Beetlejuice Beetlejuice: Tim Burton’s nostalgic sequel to his comedy horror classic

Michael Keaton slips back into the role like putting on his favourite pyjamas

Thursday, 5th September 2024 — By Dan Carrier

Beetlejuice Beetlejuice_Winona Ryder and Michael Keaton_credit Warner Bros copy

Winona Ryder and Michael Keaton in Beetlejuice Beetlejuice. [Warner Bros]

BEETLEJUICE BEETLEJUICE
Directed by Tim Burton
Certificate: 12a
☆☆☆

IT is rather an obvious red flag, and one that is waved by director Tim Burton right from the off: Rory (Justin Theroux) is a crystal-bothering, shaman following, dirge-chanting science denier. How he has managed to persuade Lydia Deetz (Winona Ryder) to fall for him is pretty hard to fathom – but then again, there is very little that makes sense about this Beetlejuice tribute act.

Burton returns 36 years after he blessed cinemas with his simply brilliant Michael Keaton vehicle, about the horrible ghost living in the attic of a newly departed couple – and how they call on him to help get rid of a high-flying New York family who have moved into their home.

We learn that Lydia – the grumpy ghost-seeing goth in the original – has grown up to be a psychic with her own ghostly TV show. She is still angry – but you would be too if you had lumbered yourself with her TV-producing boyfriend who you just know from the off our man Beetlejuice is going to tie in knots.

This was a fine role for Keaton, and he slips back into it like putting on his favourite pyjamas. He bashes about all four sides of the screen with whirling energy that is a mixture of a hallucinating cowboy who has been at his horses medicine cabinet, a sleazeball middle manager from the 1970s and one of Frank Zappa’s Mothers of Invention. It is a heady combination and while this feels at times a showreel of Beetlejuice’s best expressions, that in itself is fun and cinematically worthy.

Beetlejuice is still hoping to trick Lydia into marrying him, while there is an underlying plot about her daughter Astrid (Jenni Ortega) having a teenage crush on a boy in her year (Arthur Conti), who may have something he doesn’t want the world to know about.

Burton references the original constantly, draws in other films and cultural references and jokes, and litters the place with slap-dash slapstick.

There is not much new, and apart from a nostalgia trip, it doesn’t have much point.
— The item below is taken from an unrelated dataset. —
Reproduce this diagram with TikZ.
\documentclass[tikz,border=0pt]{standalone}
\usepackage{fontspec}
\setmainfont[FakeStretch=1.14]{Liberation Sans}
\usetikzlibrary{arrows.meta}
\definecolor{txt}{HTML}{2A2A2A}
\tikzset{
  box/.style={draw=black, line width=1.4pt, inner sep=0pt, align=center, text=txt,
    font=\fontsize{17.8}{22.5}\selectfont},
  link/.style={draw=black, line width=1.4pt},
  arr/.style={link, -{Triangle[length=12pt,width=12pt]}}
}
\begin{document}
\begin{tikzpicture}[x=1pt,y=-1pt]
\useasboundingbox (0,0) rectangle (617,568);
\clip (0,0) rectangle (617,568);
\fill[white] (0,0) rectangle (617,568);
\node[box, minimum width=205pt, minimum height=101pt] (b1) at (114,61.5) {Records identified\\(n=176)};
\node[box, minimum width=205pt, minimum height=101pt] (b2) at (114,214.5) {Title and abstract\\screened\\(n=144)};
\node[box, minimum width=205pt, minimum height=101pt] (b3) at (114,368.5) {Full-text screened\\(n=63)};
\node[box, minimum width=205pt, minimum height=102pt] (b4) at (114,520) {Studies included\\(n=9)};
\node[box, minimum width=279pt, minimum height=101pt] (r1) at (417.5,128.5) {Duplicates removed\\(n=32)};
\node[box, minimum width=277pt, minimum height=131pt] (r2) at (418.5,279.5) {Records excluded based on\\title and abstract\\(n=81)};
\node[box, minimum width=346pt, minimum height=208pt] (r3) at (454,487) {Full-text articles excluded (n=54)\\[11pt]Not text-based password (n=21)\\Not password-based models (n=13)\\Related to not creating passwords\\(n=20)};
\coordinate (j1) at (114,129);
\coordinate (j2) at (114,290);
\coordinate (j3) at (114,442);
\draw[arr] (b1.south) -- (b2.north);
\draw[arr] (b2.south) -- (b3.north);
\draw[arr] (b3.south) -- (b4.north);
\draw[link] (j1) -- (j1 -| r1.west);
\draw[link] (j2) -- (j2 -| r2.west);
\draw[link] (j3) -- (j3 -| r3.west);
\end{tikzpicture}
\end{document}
In the same manner Wes Andersen makes Wes Andersen films, the Belsize Park-based director has a style created in his cluttered imagination, a typhoon of ideas swirling a million miles an hour. Some – the original Beetlejuice, for example – stick. And for all its faults, Beetlejuice Beetlejuice is an homage to one of the greatest films the 1980s saw released, and a reminder of the impact Burton has had.